To reinforce this habit, design a practice routine that mirrors actual interview pace. Create five to seven scenario prompts that reflect real work pressures—tight deadlines, conflicting priorities, limited resources, or ambiguous data. For each prompt, apply the framework and record your response. Review the recordings later to identify moments where your rationale could be tighter, or where you over explained or under explained. Seek feedback from mentors or peers who can challenge your assumptions. The objective is consistency: you should be able to reproduce a clear, structured answer within a brief time window.
Learn to adapt frameworks to diverse interview scenarios.
Effective practice relies on evidence anchored in measurable results. For every example, quantify the impact where possible: percentage improvements, cost savings, time reductions, or customer satisfaction gains. When you describe the decision, tie it to a verifiable outcome and a direct link to organizational goals. If data was limited, emphasize the reasoning process you used to compensate with qualitative indicators such as collaboration quality, risk mitigation, and alignment with strategic priorities. The narrative should flow from problem to action to impact, with decision criteria highlighted so interviewers can trace your logic without needing lengthy explanations.
Another essential component is storytelling cadence. Vary your sentence length to create momentum, then pause at key decision junctures to give the interviewer space to reflect. Practice the transition phrases that announce your reasoning steps, such as “Considering options A, B, and C, I noted that…” This helps prevent rambling while keeping the story coherent. Maintain a professional tone, avoid jargon that could obscure meaning, and tailor your language to the company’s values. By combining data grounded outcomes with clear reasoning, you present yourself as both capable and thoughtful.

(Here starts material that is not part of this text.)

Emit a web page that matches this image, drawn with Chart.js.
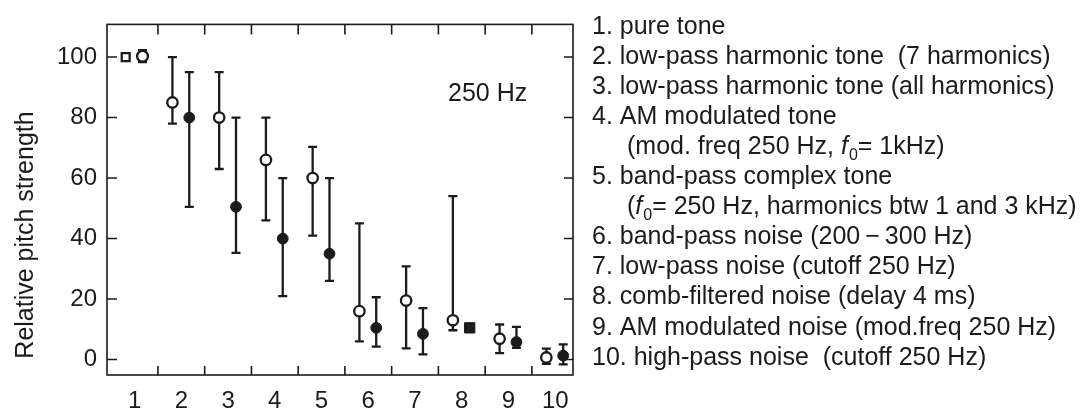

Integrate decision making frameworks into daily work habits.
As you broaden practice, introduce industry specific benchmarks to your framework. Map common decision points to categories like product development, customer experience, operations efficiency, or people leadership. For each category, prepare a core scenario and a flexible set of options that could apply across roles. This approach makes your preparation portable while preserving individuality. When a question arrives, you should be able to quickly determine which category it fits, apply the right template, and deliver a crisp, evidence heavy rationale. Adaptability demonstrates not only cognitive flexibility but a willingness to align with the employer’s unique context.

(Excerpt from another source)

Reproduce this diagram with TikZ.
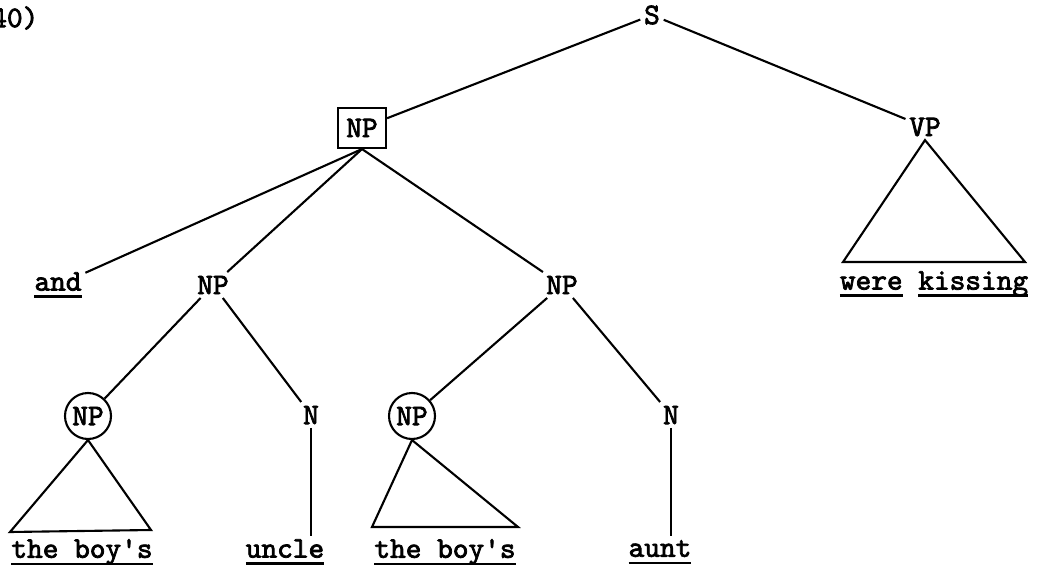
\documentclass[tikz,border=0pt]{standalone}
\usepackage{fontspec}
\setmonofont{lmmono10-regular.otf}[AutoFakeBold=2.5]
\usetikzlibrary{positioning}
% underline drawn as a thick rule under a word
\newcommand\ulword[1]{\setbox0\hbox{#1}\rlap{\rule[-4pt]{\wd0}{1.3pt}}\box0\relax}

\begin{document}
\begin{tikzpicture}[x=0.02cm, y=-0.02cm,
    lab/.style={font=\ttfamily\bfseries\fontsize{17}{19}\selectfont, inner sep=2pt},
    boxed/.style={lab, draw, line width=1.2pt, minimum width=0.96cm, minimum height=0.8cm},
    ringed/.style={lab, draw, circle, line width=1.2pt, minimum size=0.92cm, inner sep=0pt},
    edge/.style={line width=1.2pt}
]
\useasboundingbox (0,0) rectangle (1043,567);

\node[lab] (num) at (7,18) {(40)};

% upper part
\node[lab] (S) at (652,15) {S};
\node[boxed] (NPtop) at (362,128) {NP};
\node[lab] (VP) at (925,127) {VP};
\node[lab] (kiss) at (934,284) {\ulword{were} \ulword{kissing}};

% middle level
\node[lab] (and) at (58,285) {\ulword{and}};
\node[lab] (NPl) at (213,285) {NP};
\node[lab] (NPr) at (562,285) {NP};

% lower level
\node[ringed] (NPcl) at (88,416) {NP};
\node[lab] (Nl) at (311,415) {N};
\node[ringed] (NPcr) at (412,416) {NP};
\node[lab] (Nr) at (671,415) {N};

% leaves
\node[lab] (boysl) at (82,552) {\ulword{the boy's}};
\node[lab] (uncle) at (285,552) {\ulword{uncle}};
\node[lab] (boysr) at (445,552) {\ulword{the boy's}};
\node[lab] (aunt) at (660,552) {\ulword{aunt}};

% triangle corners
\coordinate (vpa) at (843,262);
\coordinate (vpb) at (1025,262);
\coordinate (tla) at (10,532);
\coordinate (tlb) at (151,530);
\coordinate (tra) at (372,527);
\coordinate (trb) at (518,527);

\draw[edge] (S) -- (NPtop);
\draw[edge] (S) -- (VP);
\draw[edge] (NPtop.south) -- (and);
\draw[edge] (NPtop.south) -- (NPl);
\draw[edge] (NPtop.south) -- (NPr);
\draw[edge] (NPl) -- (NPcl);
\draw[edge] (NPl) -- (Nl);
\draw[edge] (NPr) -- (NPcr);
\draw[edge] (NPr) -- (Nr);
\draw[edge] (Nl.south) -- (Nl.south |- uncle.north);
\draw[edge] (Nr.south) -- (Nr.south |- aunt.north);

\draw[edge] (VP.south) -- (vpa) -- (vpb) -- cycle;
\draw[edge] (NPcl.south) -- (tla) -- (tlb) -- cycle;
\draw[edge] (NPcr.south) -- (tra) -- (trb) -- cycle;
\end{tikzpicture}
\end{document}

Conduct mock interviews with a partner who represents a realistic audience. Request prompts that mirror the organization’s domain, and ask to receive direct feedback on clarity, pace, and relevance. Focus on the two dimensions most valued by interviewers: the quality of the decision making and the efficiency of the communication. After each session, identify at least one area for tightening your framework and one element to simplify your explanation without sacrificing rigor. The iterative process helps embed the habit so that it becomes second nature under interview pressure.
Bring clarity, conciseness, and accountability to every answer.
Beyond practice rooms, integrate your framework into daily work reflections. After every major decision, write a brief recap that mirrors the interview structure: problem, options, chosen action, and impact. This habit trains you to internalize the sequence so your narrative is ready when called upon. It also reveals patterns in your reasoning, highlighting strengths to emphasize and blind spots to address. By turning workplace decisions into rehearsals, you create a personal bank of authentic examples that you can draw from during interviews with confidence.
When you encounter ambiguous situations at work, document the trade offs you considered and the rationale behind your choice. Even if the outcome isn’t perfect, you can discuss what you learned and how you would adjust next time. This reflexive practice strengthens your interview readiness because you have genuine experiences to reference rather than hypotheticals. The goal is not to present flawless decisions, but to demonstrate disciplined thinking, accountability, and a willingness to learn from complexity.
On the day of the interview, arrive prepared with a handful of core stories and a reliable, repeatable delivery pattern. Start with a concise problem statement, then present the decision framework you applied, followed by the chosen action and measurable results. Maintain eye contact and pace your narration so your reasoning remains central. If you realize you can improve the outcome after the fact, acknowledge it succinctly and share how you would handle a similar scenario in the future. The interview is as much about your thinking process as about the solution itself, so a transparent, well structured rationale can be a decisive differentiator.
Finally, reflect on feedback and refine continually. After each interview cycle, compare interviewer notes with your prepared narratives, identify gaps, and adjust your frameworks accordingly. Seek opportunities to test new decision criteria, especially in areas that align with the role’s strategic priorities. By treating each interview as a learning lab, you steadily increase both the breadth and the precision of your responses. Over time, your ability to connect decision making frameworks to concise rationales becomes a storytelling strength that consistently opens doors.